Hershey is a maker of confectionery products that include chocolates, gum, candies, beverages, toppings, and even baking ingredients. Founded in 1894 by Milton Hershey in the United States, today it has one of the best-known dessert brands and has operations in more than 6o countries.
We see a P/E multiple of 23x on 2020 earnings as more than generous, given the comps average of 20-21x and given that the case for a premium is a murky one at best, at this time. When we assign this multiple to our 2020 EPS estimate of $6.13, we get the target price of $141. We therefore see HSY shares as fairly valued.

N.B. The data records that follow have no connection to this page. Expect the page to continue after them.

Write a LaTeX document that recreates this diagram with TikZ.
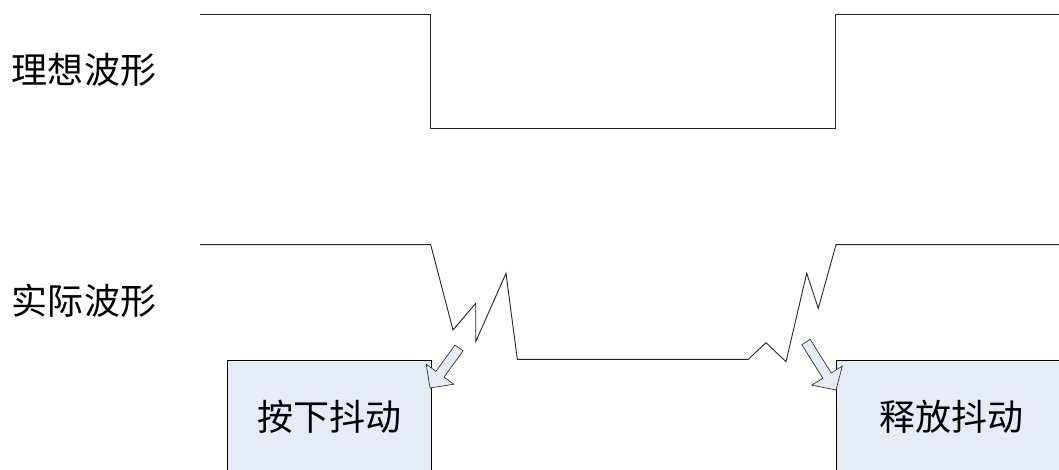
\documentclass[tikz,border=0pt]{standalone}
\usepackage{fontspec}
\newfontfamily\cjk{Noto Sans CJK SC}
\definecolor{boxfill}{HTML}{E6ECF7}
\begin{document}
\begin{tikzpicture}[x=1pt,y=-1pt,
  wave/.style={draw=black!85, line width=0.9pt, line join=miter},
  boxshape/.style={draw=black, line width=0.9pt, fill=boxfill, rectangle, inner sep=0pt},
  lab/.style={font=\cjk\fontsize{36}{40}\selectfont, inner sep=0pt},
  blockarrow/.style={draw=black!80, line width=0.7pt, fill=boxfill, line join=miter}]
\useasboundingbox (0,0) rectangle (1059,470);
\clip (0,0) rectangle (1059,470);
\fill[white] (0,0) rectangle (1059,470);
% labels
\node[lab] (ideal) at (84,70) {理想波形};
\node[lab] (actual) at (84,301) {实际波形};
% ideal waveform
\draw[wave] (200,14) -- (430,14) -- (430,128) -- (835,128) -- (835,14) -- (1060,14);
% actual waveform
\draw[wave] (200,244.7) -- (430.7,244.7) -- (453,330) -- (475.7,303.3) -- (475.7,341.7)
  -- (506,273.3) -- (517.3,359.3) -- (748.3,359.3) -- (766,342.7) -- (786,361.7)
  -- (806.7,273.3) -- (818.3,308.3) -- (836,244.7) -- (1060,244.7);
% boxes
\node[boxshape, anchor=north west, minimum width=204pt, minimum height=140pt] (press) at (227,360) {};
\node[boxshape, anchor=north west, minimum width=240pt, minimum height=140pt] (release) at (836,360) {};
\node[lab] (presst) at (329,417) {按下抖动};
\node[lab] (releaset) at (951,417) {释放抖动};
% block arrows
\draw[blockarrow] (454.95,345.1) -- (463.05,350.9) -- (444.05,377.1) -- (453.8,384.2)
  -- (430,388) -- (426.2,364.2) -- (435.95,371.3) -- cycle;
\draw[blockarrow] (801.8,344.65) -- (810.2,339.35) -- (831.2,372.95) -- (842.3,366.1)
  -- (836,390) -- (811.7,385.1) -- (822.8,378.25) -- cycle;
\end{tikzpicture}
\end{document}
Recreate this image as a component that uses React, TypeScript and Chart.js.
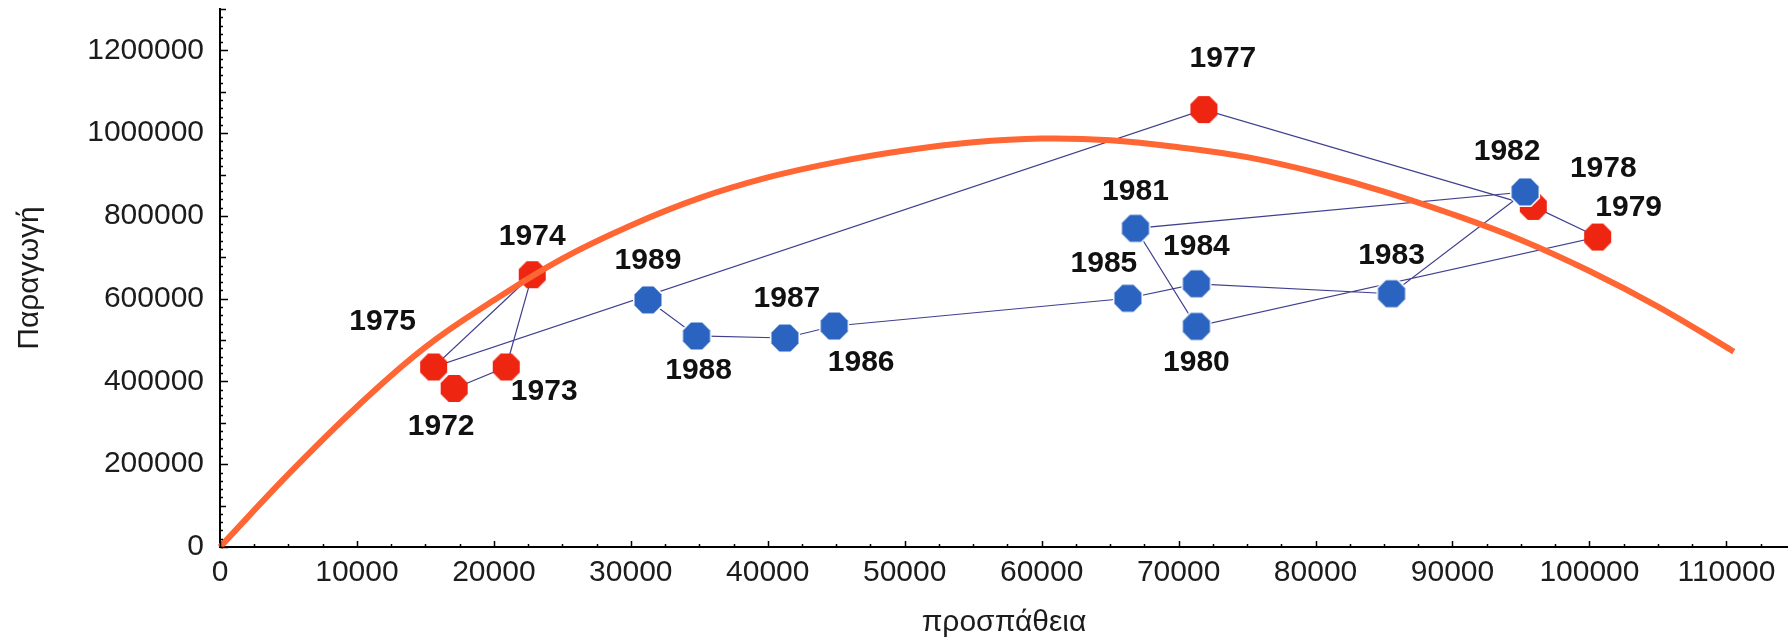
import React, { useEffect, useRef } from "react";
import { Chart, registerables } from "chart.js";

Chart.register(...registerables);

// Yearly observations: fishing effort (x) against production (y)
const years = [1972, 1973, 1974, 1975, 1977, 1978, 1979, 1980, 1981, 1982, 1983, 1984, 1985, 1986, 1987, 1988, 1989];
const effort = [17100, 20900, 22800, 15600, 71850, 95900, 100600, 71300, 66850, 95300, 85550, 71300, 66300, 44850, 41250, 34800, 31250];
const production = [383000, 435000, 658000, 435000, 1057000, 823000, 749000, 533000, 770000, 858000, 612000, 636000, 601000, 534000, 505000, 510000, 597000];
const firstLateYear = 1980;

// Fitted production curve, sampled every 5000 units of effort
const curveEffort = [0, 5000, 10000, 15000, 20000, 25000, 30000, 35000, 40000, 45000, 50000, 55000, 60000, 65000, 70000, 75000, 80000, 85000, 90000, 95000, 100000, 105000, 110000, 110540];
const curveProduction = [0, 176000, 339000, 483000, 596000, 697000, 777000, 843000, 893000, 930000, 958000, 978000, 987000, 983000, 966000, 942000, 905000, 859000, 804000, 742000, 667000, 581000, 483000, 472000];

// Axis tick labels
const xTickValues = [0, 10000, 20000, 30000, 40000, 50000, 60000, 70000, 80000, 90000, 100000, 110000];
const yTickValues = [0, 200000, 400000, 600000, 800000, 1000000, 1200000];

// Where each year label sits relative to its marker (px)
const labelOffsets: Record<number, [number, number]> = {
  1972: [-13, 38], 1973: [38, 25], 1974: [0, -38], 1975: [-51, -45],
  1977: [19, -51], 1978: [70, -38], 1979: [31, -29], 1980: [0, 36],
  1981: [0, -37], 1982: [-18, -40], 1983: [0, -38], 1984: [0, -37],
  1985: [-24, -35], 1986: [27, 37], 1987: [2, -39], 1988: [2, 35], 1989: [0, -39],
};

const RED = "#ee2510";
const BLUE = "#2a64c0";
const PATH = "#40408f";
const CURVE = "#ff6633";
const TEXT = "#1c1c1c";
const FONT = "'Liberation Sans', Arial, sans-serif";

function octagon(fill: string, r: number, ring: number): HTMLCanvasElement {
  const size = Math.ceil(2 * (r + ring) + 2);
  const c = document.createElement("canvas");
  c.width = size;
  c.height = size;
  const g = c.getContext("2d")!;
  const cx = size / 2;
  const R = r / Math.cos(Math.PI / 8);
  g.beginPath();
  for (let i = 0; i < 8; i++) {
    const a = Math.PI / 8 + (i * Math.PI) / 4;
    const px = cx + R * Math.cos(a);
    const py = cx + R * Math.sin(a);
    if (i === 0) g.moveTo(px, py);
    else g.lineTo(px, py);
  }
  g.closePath();
  if (ring > 0) {
    g.lineWidth = ring * 2;
    g.strokeStyle = "#ffffff";
    g.stroke();
  }
  g.fillStyle = fill;
  g.fill();
  return c;
}

const axisDecor = {
  id: "axisDecor",
  afterDraw(chart: any) {
    const { ctx, chartArea, scales } = chart;
    const x = scales.x;
    const y = scales.y;
    ctx.save();
    ctx.strokeStyle = "#000";
    ctx.lineWidth = 1.5;
    ctx.beginPath();
    for (let v = 0; v <= x.max + 1; v += 2500) {
      const px = Math.round(x.getPixelForValue(v)) + 0.5;
      const len = v % 10000 === 0 ? 6 : 3;
      ctx.moveTo(px, chartArea.bottom);
      ctx.lineTo(px, chartArea.bottom - len);
    }
    for (let v = 0; v <= y.max + 1; v += 20000) {
      const py = Math.round(y.getPixelForValue(v)) + 0.5;
      const len = v % 200000 === 0 ? 8 : v % 100000 === 0 ? 6 : 3;
      ctx.moveTo(chartArea.left, py);
      ctx.lineTo(chartArea.left + len, py);
    }
    ctx.stroke();
    ctx.restore();
  },
  afterDatasetsDraw(chart: any) {
    const { ctx, scales } = chart;
    ctx.save();
    ctx.font = `bold 30px ${FONT}`;
    ctx.fillStyle = "#111";
    ctx.textAlign = "center";
    ctx.textBaseline = "middle";
    years.forEach((yr, i) => {
      const [dx, dy] = labelOffsets[yr] || [0, -38];
      const px = scales.x.getPixelForValue(effort[i]);
      const py = scales.y.getPixelForValue(production[i]);
      ctx.fillText(String(yr), px + dx, py + dy);
    });
    ctx.restore();
  },
};

export default function App() {
  const ref = useRef<HTMLCanvasElement | null>(null);

  useEffect(() => {
    document.body.style.margin = "0";
    const canvas = ref.current;
    if (!canvas) return;

    const pathPoints = years.map((_, i) => ({ x: effort[i], y: production[i] }));
    const earlyPoints = pathPoints.filter((_, i) => years[i] < firstLateYear);
    const latePoints = pathPoints.filter((_, i) => years[i] >= firstLateYear);
    const curvePoints = curveEffort.map((e, i) => ({ x: e, y: curveProduction[i] }));

    const redMark = octagon(RED, 13.5, 0);
    const blueMark = octagon(BLUE, 13.5, 1.5);

    const chart = new Chart(canvas, {
      type: "scatter",
      data: {
        datasets: [
          {
            label: "curve",
            type: "line",
            data: curvePoints,
            borderColor: CURVE,
            borderWidth: 6,
            pointRadius: 0,
            tension: 0.4,
            fill: false,
            clip: false,
            order: 0,
          } as any,
          {
            label: "late",
            data: latePoints,
            pointStyle: blueMark,
            pointRadius: 14,
            backgroundColor: BLUE,
            borderWidth: 0,
            clip: false,
            order: 1,
          } as any,
          {
            label: "early",
            data: earlyPoints,
            pointStyle: redMark,
            pointRadius: 14,
            backgroundColor: RED,
            borderWidth: 0,
            clip: false,
            order: 2,
          } as any,
          {
            label: "path",
            type: "line",
            data: pathPoints,
            borderColor: PATH,
            borderWidth: 1.2,
            pointRadius: 0,
            tension: 0,
            fill: false,
            order: 3,
          } as any,
        ],
      },
      options: {
        responsive: false,
        animation: false,
        events: [],
        layout: { autoPadding: false, padding: { top: 9, right: 0, bottom: 0, left: 0 } },
        plugins: {
          legend: { display: false },
          tooltip: { enabled: false },
        },
        scales: {
          x: {
            type: "linear",
            position: "bottom",
            min: 0,
            max: 114500,
            afterBuildTicks: (s: any) => {
              s.ticks = xTickValues.map((v) => ({ value: v }));
            },
            afterFit: (s: any) => {
              s.height = 94;
              s.paddingLeft = 0;
              s.paddingRight = 0;
            },
            grid: { display: false, drawTicks: false },
            border: { display: true, color: "#000", width: 2 },
            ticks: {
              autoSkip: false,
              maxRotation: 0,
              padding: 8,
              color: TEXT,
              font: { family: FONT, size: 30 },
              callback: (v: any) => String(v),
            },
            title: {
              display: true,
              text: "προσπάθεια",
              color: TEXT,
              font: { family: FONT, size: 30 },
              padding: { top: 0, bottom: 0 },
            },
          },
          y: {
            type: "linear",
            min: 0,
            max: 1300000,
            afterBuildTicks: (s: any) => {
              s.ticks = yTickValues.map((v) => ({ value: v }));
            },
            afterFit: (s: any) => {
              s.width = 220;
              s.paddingTop = 0;
              s.paddingBottom = 0;
            },
            grid: { display: false, drawTicks: false },
            border: { display: true, color: "#000", width: 2 },
            ticks: {
              padding: 16,
              color: TEXT,
              font: { family: FONT, size: 30 },
              callback: (v: any) => String(v),
            },
            title: {
              display: true,
              text: "Παραγωγή",
              color: TEXT,
              font: { family: FONT, size: 30 },
              padding: { top: 12, bottom: 0 },
            },
          },
        },
      } as any,
      plugins: [axisDecor],
    });

    return () => chart.destroy();
  }, []);

  return (
    <div style={{ position: "absolute", left: 0, top: 0, width: 1788, height: 641, background: "#fff" }}>
      <canvas ref={ref} width={1788} height={641} style={{ display: "block", width: 1788, height: 641 }} />
    </div>
  );
}
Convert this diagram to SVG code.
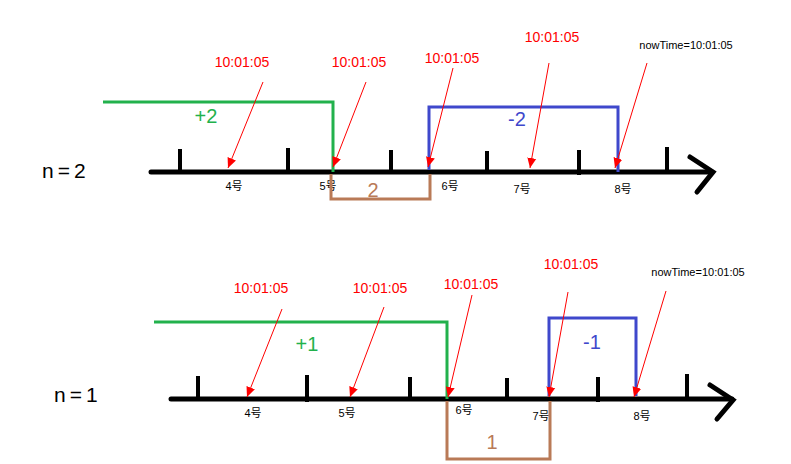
<svg xmlns="http://www.w3.org/2000/svg" width="791" height="464" viewBox="0 0 791 464">
<style>
.axis{stroke:#000;stroke-width:5;fill:none;stroke-linecap:round}
.tick{stroke:#000;stroke-width:4}
.ptr{stroke:#f00;stroke-width:1;fill:none}
.time{font-family:"Liberation Sans",Arial,sans-serif;font-size:14px;fill:#f00;text-anchor:middle}
.now{font-family:"Liberation Sans",Arial,sans-serif;font-size:11px;fill:#000;text-anchor:middle}
.day{font-family:"Liberation Sans","Noto Sans CJK SC",sans-serif;font-size:11px;fill:#000;text-anchor:middle}
.n{font-family:"Liberation Sans",Arial,sans-serif;font-size:21px;fill:#000;letter-spacing:4px}
.big{font-family:"Liberation Sans",Arial,sans-serif;font-size:20px;text-anchor:middle}
.g{stroke:#22b14c;stroke-width:3;fill:none}
.b{stroke:#3f48cc;stroke-width:3;fill:none}
.br{stroke:#b97a57;stroke-width:3;fill:none}
</style>
<defs>
<marker id="ah" markerUnits="userSpaceOnUse" markerWidth="12" markerHeight="12" viewBox="0 0 12 12" refX="10" refY="6" orient="auto">
<path d="M0,1.5 L10,6 L0,10.5 Z" fill="#f00"/>
</marker>
</defs>

<g id="top-axis">
<line class="axis" x1="151" y1="172" x2="712" y2="172"/>
<polyline class="axis" points="690,157 713,172 697,192" stroke-linejoin="miter"/>
<line class="tick" x1="180" y1="149" x2="180" y2="172"/>
<line class="tick" x1="288" y1="148" x2="288" y2="174"/>
<line class="tick" x1="391" y1="150" x2="391" y2="172"/>
<line class="tick" x1="487" y1="151" x2="487" y2="172"/>
<line class="tick" x1="579" y1="150" x2="579" y2="175"/>
<line class="tick" x1="667" y1="147" x2="667" y2="172"/>
</g>
<g id="top-labels">
<text class="n" x="42" y="178">n=2</text>
<text class="day" x="234" y="190">4号</text>
<text class="day" x="328" y="190">5号</text>
<text class="day" x="450" y="190">6号</text>
<text class="day" x="522" y="193">7号</text>
<text class="day" x="623" y="193">8号</text>
<text class="time" x="242" y="67">10:01:05</text>
<text class="time" x="359" y="67">10:01:05</text>
<text class="time" x="452" y="63">10:01:05</text>
<text class="time" x="552" y="42">10:01:05</text>
<text class="now" x="686" y="49">nowTime=10:01:05</text>
</g>
<g id="top-green">
<polyline class="g" points="103,102 333,102 333,172"/>
<text class="big" x="206" y="123" fill="#22b14c">+2</text>
</g>
<g id="top-brown">
<polyline class="br" points="331,174 331,199 430,199 430,174"/>
<text class="big" x="373" y="197" fill="#b97a57">2</text>
</g>
<g id="top-blue">
<polyline class="b" points="429,170 429,107 618,107 618,172"/>
<text class="big" x="517" y="126" fill="#3f48cc">-2</text>
</g>

<g id="bottom-axis">
<line class="axis" x1="171" y1="399" x2="732" y2="399"/>
<polyline class="axis" points="710,385 733,400 717,419" stroke-linejoin="miter"/>
<line class="tick" x1="198" y1="376" x2="198" y2="399"/>
<line class="tick" x1="307" y1="375" x2="307" y2="402"/>
<line class="tick" x1="410" y1="377" x2="410" y2="399"/>
<line class="tick" x1="507" y1="378" x2="507" y2="399"/>
<line class="tick" x1="598" y1="377" x2="598" y2="402"/>
<line class="tick" x1="687" y1="374" x2="687" y2="399"/>
</g>
<g id="bottom-labels">
<text class="n" x="54" y="402">n=1</text>
<text class="day" x="253" y="417">4号</text>
<text class="day" x="347" y="417">5号</text>
<text class="day" x="464" y="414">6号</text>
<text class="day" x="541" y="420">7号</text>
<text class="day" x="642" y="420">8号</text>
<text class="time" x="261" y="293">10:01:05</text>
<text class="time" x="380" y="293">10:01:05</text>
<text class="time" x="471" y="289">10:01:05</text>
<text class="time" x="571" y="269">10:01:05</text>
<text class="now" x="698" y="276">nowTime=10:01:05</text>
</g>
<g id="bottom-green">
<polyline class="g" points="154,322 447,322 447,399"/>
<text class="big" x="307" y="351" fill="#22b14c">+1</text>
</g>
<g id="bottom-brown">
<polyline class="br" points="447,401 447,459 550,459 550,401"/>
<text class="big" x="492" y="449" fill="#b97a57">1</text>
</g>
<g id="bottom-blue">
<polyline class="b" points="549,396 549,318 636,318 636,396"/>
<text class="big" x="592" y="349" fill="#3f48cc">-1</text>
</g>

<g id="connectors">
<line class="ptr" x1="263" y1="82" x2="228" y2="168" marker-end="url(#ah)"/>
<line class="ptr" x1="366" y1="82" x2="333" y2="167" marker-end="url(#ah)"/>
<line class="ptr" x1="453" y1="68" x2="428" y2="167" marker-end="url(#ah)"/>
<line class="ptr" x1="549" y1="63" x2="530" y2="168" marker-end="url(#ah)"/>
<line class="ptr" x1="647" y1="63" x2="615" y2="168" marker-end="url(#ah)"/>
<line class="ptr" x1="282" y1="309" x2="247" y2="397" marker-end="url(#ah)"/>
<line class="ptr" x1="384" y1="307" x2="350" y2="397" marker-end="url(#ah)"/>
<line class="ptr" x1="472" y1="295" x2="448" y2="397" marker-end="url(#ah)"/>
<line class="ptr" x1="568" y1="292" x2="549" y2="397" marker-end="url(#ah)"/>
<line class="ptr" x1="666" y1="291" x2="634" y2="397" marker-end="url(#ah)"/>
</g>
</svg>
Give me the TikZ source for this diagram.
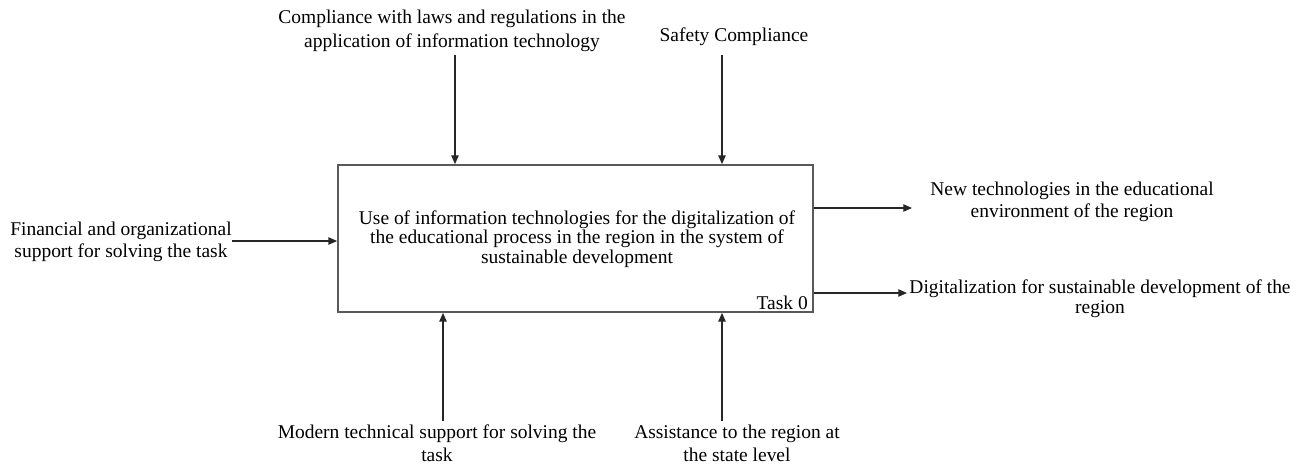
\documentclass[tikz,border=0pt]{standalone}
\usepackage{fontspec}
\setmainfont{Liberation Serif}
\usetikzlibrary{arrows.meta}
\begin{document}
\begin{tikzpicture}[x=0.75pt,y=-0.75pt,
  lbl/.style={align=center,inner sep=0pt,font=\fontsize{14.6}{16.5}\selectfont},
  widelbl/.style={align=center,inner sep=0pt,font=\fontsize{14.6}{18}\selectfont},
  boxtext/.style={align=center,inner sep=0pt,font=\fontsize{14.6}{14.8}\selectfont},
  flow/.style={draw=black!85,line width=0.9pt,-{Triangle[length=6.5pt,width=5.5pt]}},
  taskbox/.style={draw=black!65,line width=1.3pt,minimum width=356.25pt,minimum height=110.25pt,inner sep=0pt}]
\useasboundingbox (0,0) rectangle (1307,465);

% the activity box
\node[taskbox] (task) at (575.5,238.5) {};
\node[boxtext] (title) at (577,239) {Use of information technologies for the digitalization of\\the educational process in the region in the system of\\sustainable development};
\node[lbl,anchor=base east] (tasknum) at (808,309) {Task 0};

% controls (top)
\node[widelbl] (law) at (452,31) {Compliance with laws and regulations in the\\application of information technology};
\node[lbl] (safety) at (734,37) {Safety Compliance};
\coordinate (lawstart) at (455,55);
\coordinate (safestart) at (722,55);
\draw[flow] (lawstart) -- (lawstart |- task.north);
\draw[flow] (safestart) -- (safestart |- task.north);

% input (left)
\node[lbl] (fin) at (121,242) {Financial and organizational\\support for solving the task};
\coordinate (finstart) at (232,241);
\draw[flow] (finstart) -- (finstart -| task.west);

% mechanisms (bottom)
\node[lbl,font=\fontsize{14.6}{17}\selectfont] (tech) at (437,443.5) {Modern technical support for solving the\\task};
\node[lbl,font=\fontsize{14.6}{17}\selectfont] (assist) at (737,443.5) {Assistance to the region at\\the state level};
\coordinate (techstart) at (443,421);
\coordinate (assiststart) at (722,421);
\draw[flow] (techstart) -- (techstart |- task.south);
\draw[flow] (assiststart) -- (assiststart |- task.south);

% outputs (right)
\node[lbl] (newtech) at (1072,202) {New technologies in the educational\\environment of the region};
\node[lbl,font=\fontsize{14.6}{15}\selectfont] (digit) at (1100,298.5) {Digitalization for sustainable development of the\\region};
\coordinate (out1) at (912,208);
\coordinate (out2) at (907,293);
\draw[flow] (out1 -| task.east) -- (out1);
\draw[flow] (out2 -| task.east) -- (out2);
\end{tikzpicture}
\end{document}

Hershey's earnings produced a mixed bag, which was not enough to tilt us in either bullish or bearish direction. We remain in the wait-and-see mode, while highlighting the following key takeaways:
North America Mainly Driven by Pricing: We see the in-line revenue growth of approximately 2% Y/Y mainly driven by improved pricing in North America, though we do not believe that this pricing is sustainable into 2020. Therefore, the question of volumes will remain fairly acute next year.
Reese's Brand Remains the Company's Hidden Card: With Reese's sales growing 6% Y/Y, we see the marketing push for this brand as strong enough to warrant at least 20-25 bps of per quarter acceleration in 2020, on an average basis.
Halloween Season Off to Strong Start: During the earnings call, management noted that initial sales for the Halloween season were strong, which is a solid read for 4Q19. We estimate that Halloween-related sales were at least 4-5% Y/Y greater than in 2018.
No Incremental Tailwinds Expected from Existing Partnerships: We see HSY's current partnerships, such as Disney, to have a relatively mute effect, as they target one-time events, such as a release of the Frozen 2 movie, where the incremental top-line is usually eaten up by the marketing expenses.
China's Business is Outperforming with high-single digits in revenue growth, but we expect that segment to decelerate as much as 500 bps, depending on where the tariffs stand. For now, we are assuming the base case of tariffs staying in place through 2020, since the administration did not signal that these tariffs will be rolled back even after the Phase One deal is signed.
Expect $300 MM in Share Buybacks in 2020: We believe that approximately 75% of total share repurchases of the remaining $410 MM authorization will take place next year, with $100-$200 MM additional buybacks likely authorized. Overall, Hershey remains a strong capital return story, but we do not see this as a major needle mover for investors.
Likely Outperformance from One Brands Acquisition: While the annual run rate for One is about $100 MM, we believe that synergies with HSY may lead to incremental $20 MM for the year, mainly manifested during the second half of 2020. We do not see this as a meaningful tailwind, but it's definitely a positive.
Macroeconomic risks could lead to decreased disposable income and thus negatively impact Hershey's sales.
Reputational risks, such as potential candy recall, could weaken Hershey's brand around the world.
Competitive risks: We believe that the greatest competitive risks Hershey faces are from international brands, since confectionary tastes are very nation-specific, which makes expansion in Mexico, China, Brazil, and other emerging economies difficult for HSY.